_Problem description_: Write out each line of the material again, word for word.

— Start of Data section —

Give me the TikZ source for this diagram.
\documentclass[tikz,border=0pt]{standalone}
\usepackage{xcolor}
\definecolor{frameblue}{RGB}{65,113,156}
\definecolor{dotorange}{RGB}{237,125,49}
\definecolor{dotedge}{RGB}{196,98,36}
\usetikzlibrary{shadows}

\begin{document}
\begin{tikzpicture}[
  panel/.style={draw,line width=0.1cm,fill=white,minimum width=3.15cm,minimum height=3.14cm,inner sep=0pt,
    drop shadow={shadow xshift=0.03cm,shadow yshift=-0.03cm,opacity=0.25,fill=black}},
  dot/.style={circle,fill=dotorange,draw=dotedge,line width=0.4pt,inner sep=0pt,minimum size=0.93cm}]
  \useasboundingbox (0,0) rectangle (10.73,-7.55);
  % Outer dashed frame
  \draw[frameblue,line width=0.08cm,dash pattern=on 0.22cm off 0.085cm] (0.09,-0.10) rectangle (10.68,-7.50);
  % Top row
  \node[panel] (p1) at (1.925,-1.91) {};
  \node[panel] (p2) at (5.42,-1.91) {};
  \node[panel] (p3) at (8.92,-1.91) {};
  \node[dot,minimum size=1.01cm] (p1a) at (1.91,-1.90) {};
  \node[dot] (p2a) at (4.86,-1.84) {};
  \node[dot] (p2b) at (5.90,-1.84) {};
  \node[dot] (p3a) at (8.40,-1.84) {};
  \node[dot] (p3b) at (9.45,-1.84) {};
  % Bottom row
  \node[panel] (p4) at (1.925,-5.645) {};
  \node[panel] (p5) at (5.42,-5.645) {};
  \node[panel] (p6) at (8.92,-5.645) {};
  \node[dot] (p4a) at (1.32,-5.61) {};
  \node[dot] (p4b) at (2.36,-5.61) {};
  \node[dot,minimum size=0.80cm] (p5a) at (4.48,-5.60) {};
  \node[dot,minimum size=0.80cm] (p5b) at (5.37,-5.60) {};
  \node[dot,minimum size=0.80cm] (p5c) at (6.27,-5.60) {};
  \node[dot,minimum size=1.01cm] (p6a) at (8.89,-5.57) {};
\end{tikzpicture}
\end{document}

— End of Data section —

_Finished exercise_:
Give me the TikZ source for this diagram.
\documentclass[tikz,border=0pt]{standalone}
\usepackage{xcolor}
\definecolor{frameblue}{RGB}{65,113,156}
\definecolor{dotorange}{RGB}{237,125,49}
\definecolor{dotedge}{RGB}{196,98,36}
\usetikzlibrary{shadows}

\begin{document}
\begin{tikzpicture}[
  panel/.style={draw,line width=0.1cm,fill=white,minimum width=3.15cm,minimum height=3.14cm,inner sep=0pt,
    drop shadow={shadow xshift=0.03cm,shadow yshift=-0.03cm,opacity=0.25,fill=black}},
  dot/.style={circle,fill=dotorange,draw=dotedge,line width=0.4pt,inner sep=0pt,minimum size=0.93cm}]
  \useasboundingbox (0,0) rectangle (10.73,-7.55);
  % Outer dashed frame
  \draw[frameblue,line width=0.08cm,dash pattern=on 0.22cm off 0.085cm] (0.09,-0.10) rectangle (10.68,-7.50);
  % Top row
  \node[panel] (p1) at (1.925,-1.91) {};
  \node[panel] (p2) at (5.42,-1.91) {};
  \node[panel] (p3) at (8.92,-1.91) {};
  \node[dot,minimum size=1.01cm] (p1a) at (1.91,-1.90) {};
  \node[dot] (p2a) at (4.86,-1.84) {};
  \node[dot] (p2b) at (5.90,-1.84) {};
  \node[dot] (p3a) at (8.40,-1.84) {};
  \node[dot] (p3b) at (9.45,-1.84) {};
  % Bottom row
  \node[panel] (p4) at (1.925,-5.645) {};
  \node[panel] (p5) at (5.42,-5.645) {};
  \node[panel] (p6) at (8.92,-5.645) {};
  \node[dot] (p4a) at (1.32,-5.61) {};
  \node[dot] (p4b) at (2.36,-5.61) {};
  \node[dot,minimum size=0.80cm] (p5a) at (4.48,-5.60) {};
  \node[dot,minimum size=0.80cm] (p5b) at (5.37,-5.60) {};
  \node[dot,minimum size=0.80cm] (p5c) at (6.27,-5.60) {};
  \node[dot,minimum size=1.01cm] (p6a) at (8.89,-5.57) {};
\end{tikzpicture}
\end{document}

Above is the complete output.